### AIM OF THE TASK
Of all the lines in the material, how many include the word "matplotlib"? Give only the number.
>> begin
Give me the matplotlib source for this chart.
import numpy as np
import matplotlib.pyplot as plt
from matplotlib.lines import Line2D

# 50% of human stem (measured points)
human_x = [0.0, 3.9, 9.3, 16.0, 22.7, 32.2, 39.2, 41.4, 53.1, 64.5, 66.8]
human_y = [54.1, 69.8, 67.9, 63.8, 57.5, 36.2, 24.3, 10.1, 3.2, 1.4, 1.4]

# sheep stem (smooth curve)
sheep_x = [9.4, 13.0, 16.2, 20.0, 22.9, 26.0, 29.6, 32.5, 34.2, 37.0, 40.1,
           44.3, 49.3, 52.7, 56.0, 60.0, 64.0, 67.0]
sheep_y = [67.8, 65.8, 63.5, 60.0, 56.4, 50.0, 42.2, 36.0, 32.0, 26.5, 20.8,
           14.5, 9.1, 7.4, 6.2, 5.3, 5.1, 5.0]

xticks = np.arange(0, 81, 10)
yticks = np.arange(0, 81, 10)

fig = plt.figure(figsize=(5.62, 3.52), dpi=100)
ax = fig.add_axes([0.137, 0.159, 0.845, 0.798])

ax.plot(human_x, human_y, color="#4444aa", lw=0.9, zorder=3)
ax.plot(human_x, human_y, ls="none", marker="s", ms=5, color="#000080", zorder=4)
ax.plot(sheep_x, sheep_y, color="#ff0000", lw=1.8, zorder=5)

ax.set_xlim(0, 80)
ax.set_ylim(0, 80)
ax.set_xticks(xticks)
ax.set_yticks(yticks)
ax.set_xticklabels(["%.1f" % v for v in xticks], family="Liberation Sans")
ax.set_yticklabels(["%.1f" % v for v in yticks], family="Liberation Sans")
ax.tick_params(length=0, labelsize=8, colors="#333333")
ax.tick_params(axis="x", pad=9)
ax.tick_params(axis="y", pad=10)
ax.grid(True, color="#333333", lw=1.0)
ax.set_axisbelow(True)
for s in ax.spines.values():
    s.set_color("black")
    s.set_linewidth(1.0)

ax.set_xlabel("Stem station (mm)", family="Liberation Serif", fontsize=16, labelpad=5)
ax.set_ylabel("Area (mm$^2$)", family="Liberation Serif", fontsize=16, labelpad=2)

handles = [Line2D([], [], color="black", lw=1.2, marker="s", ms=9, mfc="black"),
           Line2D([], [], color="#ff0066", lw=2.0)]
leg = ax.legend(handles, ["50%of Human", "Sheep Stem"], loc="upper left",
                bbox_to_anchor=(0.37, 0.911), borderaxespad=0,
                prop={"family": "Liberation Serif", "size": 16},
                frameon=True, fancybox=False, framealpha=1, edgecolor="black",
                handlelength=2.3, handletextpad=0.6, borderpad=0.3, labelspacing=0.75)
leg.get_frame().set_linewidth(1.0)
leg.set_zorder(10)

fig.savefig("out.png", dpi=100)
>> end
### RESPONSE FOR THIS EXERCISE
3